Schema Monitoring Best Practices

1. Monitor All Critical Tables

Start with tables that feed important dashboards and reports. Expand to cover all tables in your data warehouse over time.

2. Categorize Change Severity

Not all schema changes are equally urgent:

  • Critical: Column/table removals, type changes affecting precision
  • Warning: Column renames, nullable changes
  • Info: New columns, new tables

3. Document Dependencies

Maintain a record of which downstream processes depend on which tables. When a schema change is detected, you'll know immediately what might be affected.

4. Establish Change Notification Processes

Work with upstream teams to establish processes for communicating planned schema changes. Schema monitoring catches unplanned changes; communication prevents them.

5. Test Schema Compatibility

Before deploying schema changes, verify compatibility with downstream systems. Automated tests can catch many issues before they reach production.

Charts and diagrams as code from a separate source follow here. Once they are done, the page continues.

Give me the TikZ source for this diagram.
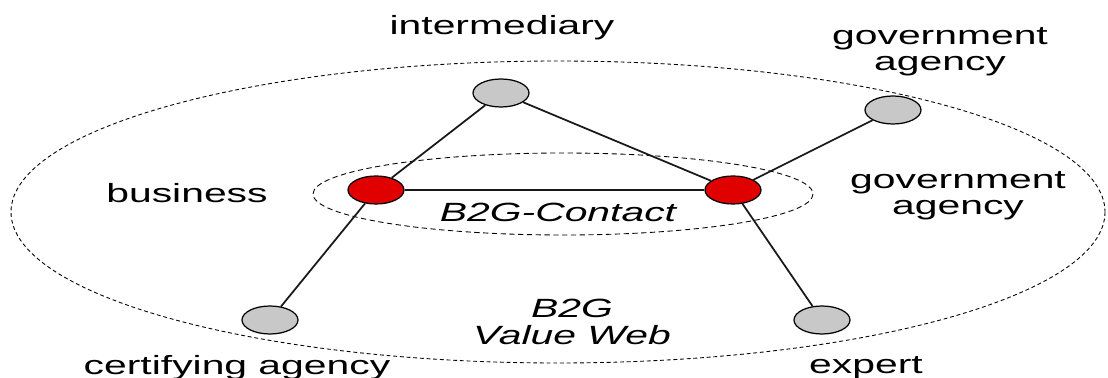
\documentclass[tikz,border=0pt]{standalone}
\usepackage{fontspec}
\setmainfont{Liberation Sans}
\usetikzlibrary{shapes.geometric}
\definecolor{nodegray}{RGB}{200,200,200}
\definecolor{nodered}{RGB}{224,0,0}
\tikzset{
	actor/.style={ellipse, draw=black, fill=nodegray, line width=0.7pt, minimum width=1.12cm, minimum height=0.56cm, inner sep=0pt},
	party/.style={actor, fill=nodered},
	label/.style={font=\fontsize{15}{15}\selectfont, xscale=1.55, align=center, inner sep=0pt},
	web/.style={draw=black, dash pattern=on 2.2pt off 1.6pt, line width=0.5pt},
	link/.style={draw=black!90, line width=1pt}
}
\begin{document}
\begin{tikzpicture}[x=0.02cm, y=-0.02cm]
\useasboundingbox (0,0) rectangle (1108,378);

\draw[web] (558,212) ellipse [x radius=547, y radius=151];
\draw[web, dash pattern=on 3pt off 2pt] (563,194) ellipse [x radius=250, y radius=41];

\node[actor] (intermediary) at (501,93) {};
\node[actor] (govtop) at (893,110) {};
\node[party] (business) at (376,190) {};
\node[party] (govright) at (733,190) {};
\node[actor] (certifying) at (270,320) {};
\node[actor] (expert) at (822,320) {};

\draw[link] (intermediary) -- (business);
\draw[link] (intermediary) -- (govright);
\draw[link] (govtop) -- (govright);
\draw[link] (business) -- (govright);
\draw[link] (business) -- (certifying);
\draw[link] (govright) -- (expert);

\node[label] (intermediarytext) at (502,28) {intermediary};
\node[label] (govtoptext) at (940,52) {government\\agency};
\node[label] (businesstext) at (187,193) {business};
\node[label] (govrighttext) at (958,196) {government\\agency};
\node[label] (contacttext) at (558,212) {\itshape B2G-Contact};
\node[label] (webtext) at (572,322) {\itshape B2G\\\itshape Value Web};
\node[label] (certifyingtext) at (237,368) {certifying agency};
\node[label] (experttext) at (866,368) {expert};

\end{tikzpicture}
\end{document}
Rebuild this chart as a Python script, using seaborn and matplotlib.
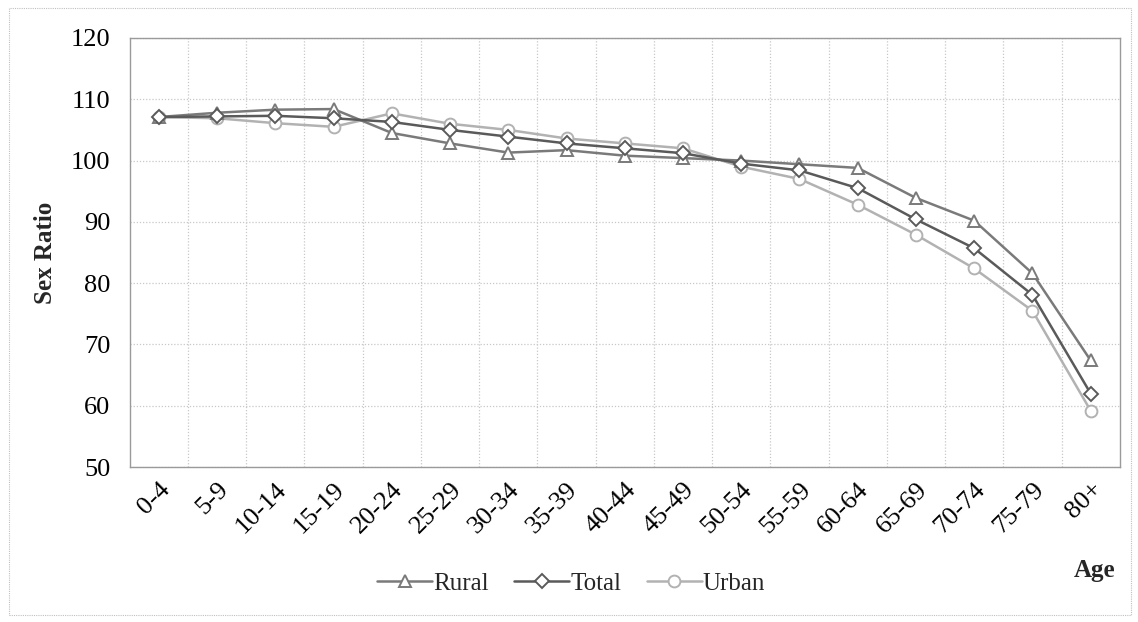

Automated Schema Monitoring with Sparvi

Sparvi automatically monitors your database schemas and alerts you when changes occur. Know about column additions, removals, and type changes before they break your pipelines.

Learn More About Sparvi

Frequently Asked Questions

What is schema monitoring?

Schema monitoring is the practice of tracking changes to database table structures over time. It detects when columns are added, removed, or modified, when data types change, and when tables are created or dropped—alerting teams before these changes break downstream processes.

Why is schema monitoring important?

Schema monitoring is important because unexpected schema changes are a leading cause of data pipeline failures. When upstream tables change without warning, downstream transformations, reports, and applications can break. Schema monitoring provides early warning of changes so teams can adapt before failures occur.

What schema changes should be monitored?

Key schema changes to monitor include: column additions and removals, data type changes, column renames, nullable constraint changes, primary and foreign key modifications, table creation and deletion, and index changes. Each of these can impact downstream systems differently.